O'Donovan discusses the overwhelming and abundant historical and archaeological testimony of ancient manuscripts
The accuracy of the Masoretic text was confirmed by Dead Sea Scrolls
The most important manuscripts: The Codex Sinaiticus; Vaticanus; Alexandrinus; Vulgate; Masoretic Hebrew Scrolls; Dead Sea Scrolls
Comparison of these ancient documents show amazing accurate copying
C. What are the major English translations of the Bible?
a) The Coverdale - AD 1535 - first complete English translation
b) The King James - AD 1611
c) English Revised - AD 1881
d) American Standard - AD 1901
e) Revised Standard - AD 1952
f) New American Standard - AD 1960
g) Good News Bible - AD 1976
h) New International - AD 1978
By now there are many more versions, some literal others using the method of dynamic equivalence
D. Why is the Roman Catholic (and Eastern Orthodox) Bible Different?
O'Donovan discusses the exclusion of the so-called Apocryphal writings found in the Roman Catholic Bible (and the Eastern Orthodox Bible)...these books were added at the Roman Catholic Council of Trent in AD 1546. Most Protestants (like the Anglicans) agree that even though the books are not to be considered Canonical (inspired and thus used in matters of Church doctrine) they do have historical and spiritual value as they were written by believers.
E. Which version of the English language bible is the most accurate?
This is open to debate - O'Donovan seems to favor the New International, but there are other more recent translations that some say are more accurate such as the New English Translation.
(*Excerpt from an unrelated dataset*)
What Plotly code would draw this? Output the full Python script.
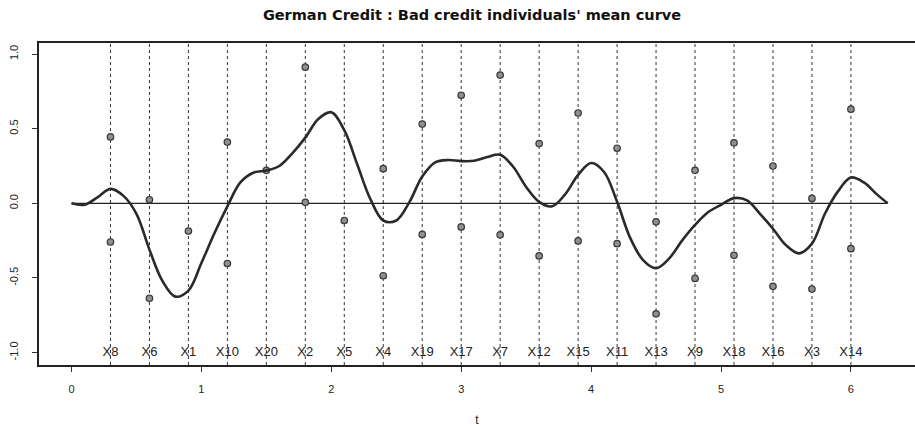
import math
import plotly.graph_objects as go

# Variables placed along t (one vertical guide per variable)
var_names = ["X8", "X6", "X1", "X10", "X20", "X2", "X5", "X4", "X19", "X17",
             "X7", "X12", "X15", "X11", "X13", "X9", "X18", "X16", "X3", "X14"]
var_t = [0.3, 0.6, 0.9, 1.2, 1.5, 1.8, 2.1, 2.4, 2.7, 3.0,
         3.3, 3.6, 3.9, 4.2, 4.5, 4.8, 5.1, 5.4, 5.7, 6.0]

# Category scores per variable (upper / lower; None where absent)
upper_vals = [0.445, 0.024, None, 0.41, 0.221, 0.912, None, 0.232, 0.531, 0.724,
              0.859, 0.40, 0.605, 0.369, -0.124, 0.221, 0.405, 0.25, 0.033, 0.631]
lower_vals = [-0.259, -0.636, -0.186, -0.403, None, 0.007, -0.115, -0.485, -0.208, -0.158,
              -0.211, -0.352, -0.252, -0.27, -0.74, -0.503, -0.348, -0.556, -0.574, -0.304]

# Mean curve of bad credit individuals
curve_t = [0.0, 0.1, 0.2, 0.3, 0.4, 0.5, 0.6, 0.7, 0.8, 0.9,
           1.0, 1.1, 1.2, 1.3, 1.4, 1.5, 1.6, 1.7, 1.8, 1.9,
           2.0, 2.1, 2.2, 2.3, 2.4, 2.5, 2.6, 2.7, 2.8, 2.9,
           3.0, 3.1, 3.2, 3.3, 3.4, 3.5, 3.6, 3.7, 3.8, 3.9,
           4.0, 4.1, 4.2, 4.3, 4.4, 4.5, 4.6, 4.7, 4.8, 4.9,
           5.0, 5.1, 5.2, 5.3, 5.4, 5.5, 5.6, 5.7, 5.8, 5.9,
           6.0, 6.1, 6.2, 2 * math.pi]
curve_v = [0.0, -0.01, 0.04, 0.097, 0.05, -0.07, -0.31, -0.52, -0.625, -0.585,
           -0.40, -0.20, -0.02, 0.14, 0.205, 0.22, 0.25, 0.335, 0.44, 0.565,
           0.61, 0.49, 0.26, 0.03, -0.115, -0.115, 0.006, 0.18, 0.275, 0.29,
           0.283, 0.285, 0.31, 0.325, 0.245, 0.11, 0.01, -0.02, 0.06, 0.19,
           0.27, 0.21, 0.01, -0.23, -0.38, -0.435, -0.37, -0.25, -0.145, -0.06,
           -0.01, 0.035, 0.02, -0.07, -0.17, -0.28, -0.335, -0.27, -0.07, 0.08,
           0.173, 0.14, 0.06, 0.0]

baseline_t = [0.0, 2 * math.pi]
baseline_v = [0.0, 0.0]

label_level = -1.0

x_ticks = [0, 1, 2, 3, 4, 5, 6]
y_ticks = [-1.0, -0.5, 0.0, 0.5, 1.0]
y_tick_text = ["-1.0", "-0.5", "0.0", "0.5", "1.0"]

FONT = "Liberation Sans, Arial, Helvetica, sans-serif"

fig = go.Figure()

# dotted vertical guides
for t in var_t:
    fig.add_vline(x=t, line=dict(color="#333333", width=1, dash="dot"), layer="below")

# zero baseline
fig.add_trace(go.Scatter(x=baseline_t, y=baseline_v, mode="lines",
                         line=dict(color="#222222", width=1.2), hoverinfo="skip"))

# category points
pt_x, pt_y = [], []
for t, u, l in zip(var_t, upper_vals, lower_vals):
    for v in (u, l):
        if v is not None:
            pt_x.append(t)
            pt_y.append(v)
fig.add_trace(go.Scatter(x=pt_x, y=pt_y, mode="markers",
                         marker=dict(symbol="circle", size=6.5, color="#8f8f8f",
                                     line=dict(color="#3a3a3a", width=1.2))))

# mean curve
fig.add_trace(go.Scatter(x=curve_t, y=curve_v, mode="lines",
                         line=dict(color="#2a2a2a", width=2.6, shape="spline", smoothing=1.0)))

# variable labels
fig.add_trace(go.Scatter(x=var_t, y=[label_level] * len(var_t), mode="text",
                         text=var_names, textposition="middle center",
                         textfont=dict(family=FONT, size=13, color="#222222")))

fig.update_layout(
    width=915, height=427,
    margin=dict(l=39, r=0, t=43, b=60),
    paper_bgcolor="white", plot_bgcolor="white",
    showlegend=False,
    font=dict(family=FONT, color="#222222"),
    title=dict(text="<b>German Credit : Bad credit individuals' mean curve</b>",
               x=472 / 915, xanchor="center", xref="container",
               y=1 - 15 / 427, yanchor="middle", yref="container",
               font=dict(family="DejaVu Sans, Arial, sans-serif", size=14.5, color="#111111")),
)

fig.update_xaxes(
    range=[-0.2502, 6.4934], tickvals=x_ticks, ticktext=[str(v) for v in x_ticks],
    ticks="outside", ticklen=5, tickcolor="#333333", ticklabelstandoff=8,
    showline=True, linecolor="#222222", linewidth=1.5, mirror=True,
    showgrid=False, zeroline=False,
    tickfont=dict(size=11, color="#222222"),
    title=dict(text="t", font=dict(size=12, color="#222222"), standoff=24),
)
fig.update_yaxes(
    range=[-1.083, 1.074], tickvals=y_ticks, ticktext=y_tick_text,
    ticks="outside", ticklen=5, tickcolor="#333333", tickangle=-90,
    ticklabelstandoff=10,
    showline=True, linecolor="#222222", linewidth=1.5,
    showgrid=False, zeroline=False,
    tickfont=dict(size=11, color="#222222"),
)

fig.write_html("out.html")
It also depends on what one means by the word "accurate". Most literal or most understandable?
When it comes to translating the Scriptures into the language of people groups who do not have the Scriptures in their own language, a literal translation may not be the most accurate way to go in terms of conveying the meaning of the original writings.
This was not my most favorite chapter, to be sure...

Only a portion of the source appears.